HANSARD
Protection and Disclosure of Personal Information (Amendment) Regulations 2025
- Considered in Grand Committee
- Moved by
- That the Grand Committee do consider the Protection and Disclosure of Personal Information (Amendment) Regulations 2025.
- My Lords, these regulations were laid before the House on 14 May and form part of the programme to implement the Economic Crime and Corporate Transparency Act 2023. This Government remain committed to fighting economic crime while ensuring that our country maintains its reputation as a place where legitimate businesses can thrive. These objectives are supported by the reforms within the 2023 Act. Much progress on these reforms has already been made, and implementation of the Act continues at pace. This instrument forms part of the next phase of reforms.It remains a key principle that those who are running and controlling companies should have their details publicly registered. This ensures that it is transparent to the public who those people are and that they can be held accountable for the company’s affairs. However, having personal information on the public companies register can put individuals at increased risk of harm, including fraud and identity theft and for other reasons such as in cases of domestic abuse. This instrument therefore aims to strike the right balance between transparency and privacy, ensuring that the register does not become a tool for wrongdoing.

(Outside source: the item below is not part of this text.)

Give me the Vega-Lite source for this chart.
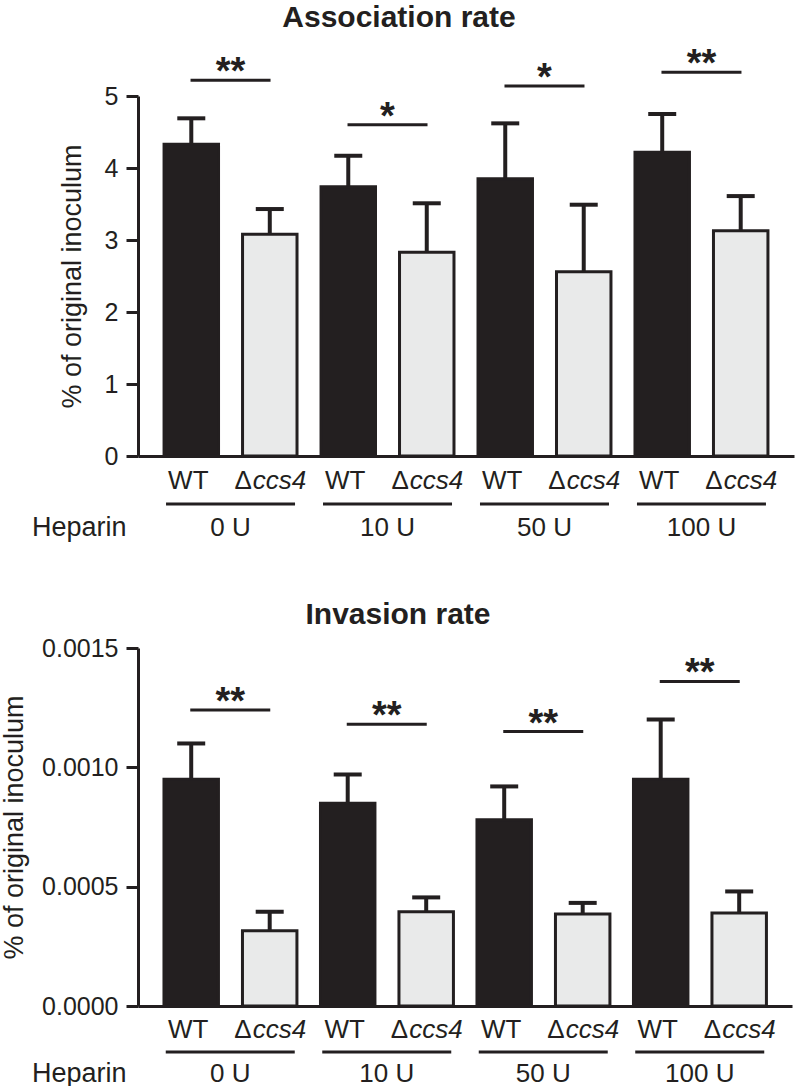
{
  "$schema": "https://vega.github.io/schema/vega-lite/v6.json",
  "background": "white",
  "padding": {"left": 0, "top": 3, "right": 2, "bottom": 0},
  "config": {
    "font": "Liberation Sans",
    "view": {"stroke": null},
    "axis": {"domainColor": "#231f20", "domainWidth": 3, "tickColor": "#231f20", "tickWidth": 3, "labelColor": "#231f20", "titleColor": "#231f20", "grid": false, "titleFontWeight": "normal"},
    "title": {"fontSize": 30, "fontWeight": "bold", "color": "#231f20"},
    "text": {"color": "#231f20"},
    "concat": {"spacing": 60}
  },
  "datasets": {
    "assoc": [
      {"group": "0 U", "strain": "WT", "mean": 4.33, "err": 4.69},
      {"group": "0 U", "strain": "Δccs4", "mean": 3.08, "err": 3.43},
      {"group": "10 U", "strain": "WT", "mean": 3.74, "err": 4.17},
      {"group": "10 U", "strain": "Δccs4", "mean": 2.83, "err": 3.51},
      {"group": "50 U", "strain": "WT", "mean": 3.85, "err": 4.62},
      {"group": "50 U", "strain": "Δccs4", "mean": 2.56, "err": 3.49},
      {"group": "100 U", "strain": "WT", "mean": 4.22, "err": 4.75},
      {"group": "100 U", "strain": "Δccs4", "mean": 3.13, "err": 3.61}
    ],
    "sigA": [
      {"group": "0 U", "y": 5.22, "label": "**"},
      {"group": "10 U", "y": 4.6, "label": "*"},
      {"group": "50 U", "y": 5.14, "label": "*"},
      {"group": "100 U", "y": 5.33, "label": "**"}
    ],
    "inv": [
      {"group": "0 U", "strain": "WT", "mean": 0.00095, "err": 0.0011},
      {"group": "0 U", "strain": "Δccs4", "mean": 0.000315, "err": 0.000395},
      {"group": "10 U", "strain": "WT", "mean": 0.00085, "err": 0.00097},
      {"group": "10 U", "strain": "Δccs4", "mean": 0.000395, "err": 0.000455},
      {"group": "50 U", "strain": "WT", "mean": 0.00078, "err": 0.00092},
      {"group": "50 U", "strain": "Δccs4", "mean": 0.000385, "err": 0.000432},
      {"group": "100 U", "strain": "WT", "mean": 0.00095, "err": 0.0012},
      {"group": "100 U", "strain": "Δccs4", "mean": 0.00039, "err": 0.00048}
    ],
    "sigI": [
      {"group": "0 U", "y": 0.00124, "label": "**"},
      {"group": "10 U", "y": 0.00118, "label": "**"},
      {"group": "50 U", "y": 0.00115, "label": "**"},
      {"group": "100 U", "y": 0.00136, "label": "**"}
    ]
  },
  "vconcat": [
    {
      "width": 656,
      "height": 360,
      "title": {"text": "Association rate", "anchor": "middle", "frame": "group", "dx": -67, "offset": 13},
      "encoding": {
        "x": {"field": "group", "type": "nominal", "sort": ["0 U", "10 U", "50 U", "100 U"],
          "scale": {"paddingInner": 0.153, "paddingOuter": 0.166},
          "axis": {"title": "Heparin", "labelAngle": 0, "labelFontSize": 26, "labelPadding": 79, "labelBaseline": "alphabetic", "ticks": false, "tickSize": 0, "titleFontSize": 27, "titleAngle": 0, "titleAlign": "right", "titleBaseline": "alphabetic", "titleX": -12, "titleY": 79}}
      },
      "layer": [
        {
          "data": {"name": "assoc"},
          "mark": {"type": "bar", "stroke": "#231f20", "strokeWidth": 3},
          "encoding": {
            "xOffset": {"field": "strain", "type": "nominal", "sort": ["WT", "Δccs4"], "scale": {"paddingInner": 0.306, "paddingOuter": 0}},
            "y": {"field": "mean", "type": "quantitative", "scale": {"domain": [0, 5], "nice": false},
              "axis": {"title": "% of original inoculum", "values": [0, 1, 2, 3, 4, 5], "format": "d", "tickSize": 12, "labelFontSize": 25, "labelPadding": 8, "titleFontSize": 27, "titlePadding": 18}},
            "color": {"field": "strain", "type": "nominal", "scale": {"domain": ["WT", "Δccs4"], "range": ["#231f20", "#e9eaea"]}, "legend": null}
          }
        },
        {
          "data": {"name": "assoc"},
          "mark": {"type": "rule", "strokeWidth": 4, "color": "#231f20"},
          "encoding": {
            "xOffset": {"field": "strain", "type": "nominal", "sort": ["WT", "Δccs4"]},
            "y": {"field": "mean", "type": "quantitative"},
            "y2": {"field": "err"}
          }
        },
        {
          "data": {"name": "assoc"},
          "mark": {"type": "tick", "orient": "horizontal", "size": 28, "thickness": 4, "color": "#231f20", "opacity": 1},
          "encoding": {
            "xOffset": {"field": "strain", "type": "nominal", "sort": ["WT", "Δccs4"]},
            "y": {"field": "err", "type": "quantitative"}
          }
        },
        {
          "data": {"name": "assoc"},
          "transform": [{"filter": "datum.strain === 'WT'"}],
          "mark": {"type": "text", "text": "WT", "fontSize": 26, "baseline": "alphabetic", "dx": -3, "dy": 33},
          "encoding": {
            "xOffset": {"field": "strain", "type": "nominal", "sort": ["WT", "Δccs4"]},
            "y": {"datum": 0}
          }
        },
        {
          "data": {"name": "assoc"},
          "transform": [{"filter": "datum.strain !== 'WT'"}],
          "mark": {"type": "text", "text": "Δ", "fontSize": 26, "baseline": "alphabetic", "align": "right", "dx": -18, "dy": 33},
          "encoding": {
            "xOffset": {"field": "strain", "type": "nominal", "sort": ["WT", "Δccs4"]},
            "y": {"datum": 0}
          }
        },
        {
          "data": {"name": "assoc"},
          "transform": [{"filter": "datum.strain !== 'WT'"}],
          "mark": {"type": "text", "text": "ccs4", "fontSize": 26, "fontStyle": "italic", "baseline": "alphabetic", "align": "left", "dx": -17, "dy": 33},
          "encoding": {
            "xOffset": {"field": "strain", "type": "nominal", "sort": ["WT", "Δccs4"]},
            "y": {"datum": 0}
          }
        },
        {
          "data": {"name": "sigA"},
          "mark": {"type": "tick", "orient": "horizontal", "size": 80, "thickness": 3, "color": "#231f20", "opacity": 1},
          "encoding": {"y": {"field": "y", "type": "quantitative"}}
        },
        {
          "data": {"name": "sigA"},
          "mark": {"type": "text", "fontSize": 38, "fontWeight": "bold", "baseline": "alphabetic", "dy": 4},
          "encoding": {"y": {"field": "y", "type": "quantitative"}, "text": {"field": "label"}}
        },
        {
          "data": {"name": "sigA"},
          "mark": {"type": "tick", "orient": "horizontal", "size": 129, "thickness": 3, "color": "#231f20", "opacity": 1, "yOffset": 48},
          "encoding": {"y": {"datum": 0}}
        }
      ]
    },
    {
      "width": 654,
      "height": 358,
      "title": {"text": "Invasion rate", "anchor": "middle", "frame": "group", "dx": -67, "offset": 6},
      "encoding": {
        "x": {"field": "group", "type": "nominal", "sort": ["0 U", "10 U", "50 U", "100 U"],
          "scale": {"paddingInner": 0.153, "paddingOuter": 0.166},
          "axis": {"title": "Heparin", "labelAngle": 0, "labelFontSize": 26, "labelPadding": 75, "labelBaseline": "alphabetic", "ticks": false, "tickSize": 0, "titleFontSize": 27, "titleAngle": 0, "titleAlign": "right", "titleBaseline": "alphabetic", "titleX": -12, "titleY": 75}}
      },
      "layer": [
        {
          "data": {"name": "inv"},
          "mark": {"type": "bar", "stroke": "#231f20", "strokeWidth": 3},
          "encoding": {
            "xOffset": {"field": "strain", "type": "nominal", "sort": ["WT", "Δccs4"], "scale": {"paddingInner": 0.306, "paddingOuter": 0}},
            "y": {"field": "mean", "type": "quantitative", "scale": {"domain": [0, 0.0015], "nice": false},
              "axis": {"title": "% of original inoculum", "values": [0, 0.0005, 0.001, 0.0015], "format": ".4f", "tickSize": 12, "labelFontSize": 25, "labelPadding": 8, "titleFontSize": 27, "titlePadding": 13}},
            "color": {"field": "strain", "type": "nominal", "scale": {"domain": ["WT", "Δccs4"], "range": ["#231f20", "#e9eaea"]}, "legend": null}
          }
        },
        {
          "data": {"name": "inv"},
          "mark": {"type": "rule", "strokeWidth": 4, "color": "#231f20"},
          "encoding": {
            "xOffset": {"field": "strain", "type": "nominal", "sort": ["WT", "Δccs4"]},
            "y": {"field": "mean", "type": "quantitative"},
            "y2": {"field": "err"}
          }
        },
        {
          "data": {"name": "inv"},
          "mark": {"type": "tick", "orient": "horizontal", "size": 28, "thickness": 4, "color": "#231f20", "opacity": 1},
          "encoding": {
            "xOffset": {"field": "strain", "type": "nominal", "sort": ["WT", "Δccs4"]},
            "y": {"field": "err", "type": "quantitative"}
          }
        },
        {
          "data": {"name": "inv"},
          "transform": [{"filter": "datum.strain === 'WT'"}],
          "mark": {"type": "text", "text": "WT", "fontSize": 26, "baseline": "alphabetic", "dx": -3, "dy": 32},
          "encoding": {
            "xOffset": {"field": "strain", "type": "nominal", "sort": ["WT", "Δccs4"]},
            "y": {"datum": 0}
          }
        },
        {
          "data": {"name": "inv"},
          "transform": [{"filter": "datum.strain !== 'WT'"}],
          "mark": {"type": "text", "text": "Δ", "fontSize": 26, "baseline": "alphabetic", "align": "right", "dx": -18, "dy": 32},
          "encoding": {
            "xOffset": {"field": "strain", "type": "nominal", "sort": ["WT", "Δccs4"]},
            "y": {"datum": 0}
          }
        },
        {
          "data": {"name": "inv"},
          "transform": [{"filter": "datum.strain !== 'WT'"}],
          "mark": {"type": "text", "text": "ccs4", "fontSize": 26, "fontStyle": "italic", "baseline": "alphabetic", "align": "left", "dx": -17, "dy": 32},
          "encoding": {
            "xOffset": {"field": "strain", "type": "nominal", "sort": ["WT", "Δccs4"]},
            "y": {"datum": 0}
          }
        },
        {
          "data": {"name": "sigI"},
          "mark": {"type": "tick", "orient": "horizontal", "size": 80, "thickness": 3, "color": "#231f20", "opacity": 1},
          "encoding": {"y": {"field": "y", "type": "quantitative"}}
        },
        {
          "data": {"name": "sigI"},
          "mark": {"type": "text", "fontSize": 38, "fontWeight": "bold", "baseline": "alphabetic", "dy": 4},
          "encoding": {"y": {"field": "y", "type": "quantitative"}, "text": {"field": "label"}}
        },
        {
          "data": {"name": "sigI"},
          "mark": {"type": "tick", "orient": "horizontal", "size": 129, "thickness": 3, "color": "#231f20", "opacity": 1, "yOffset": 46},
          "encoding": {"y": {"datum": 0}}
        }
      ]
    }
  ]
}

At the moment, individuals can already apply in certain limited cases to protect their residential address from the public register. Protection means that the registrar cannot display the address publicly. However, Companies House still retains the address and can share it with law enforcement and others who have functions of a public nature, if appropriate.This instrument delivers the second of several reforms to enhance the protection of personal information on the register. It builds on regulations that came into force on 27 January. Members of this House might recall that this previous statutory instrument expanded the circumstances in which an individual can apply to protect their residential address from the public register. This new instrument will further expand the protection regime, allowing individuals to apply to protect their signature, business occupation and date of birth. It will also allow applications to protect a residential address where it is not already possible to do so, with the exception of certain charge-related filings and company names. The exceptions here reflect the consequential impacts that protecting information from those filings would have, given that their transparency is key for due diligence purposes. The Government will keep this under review.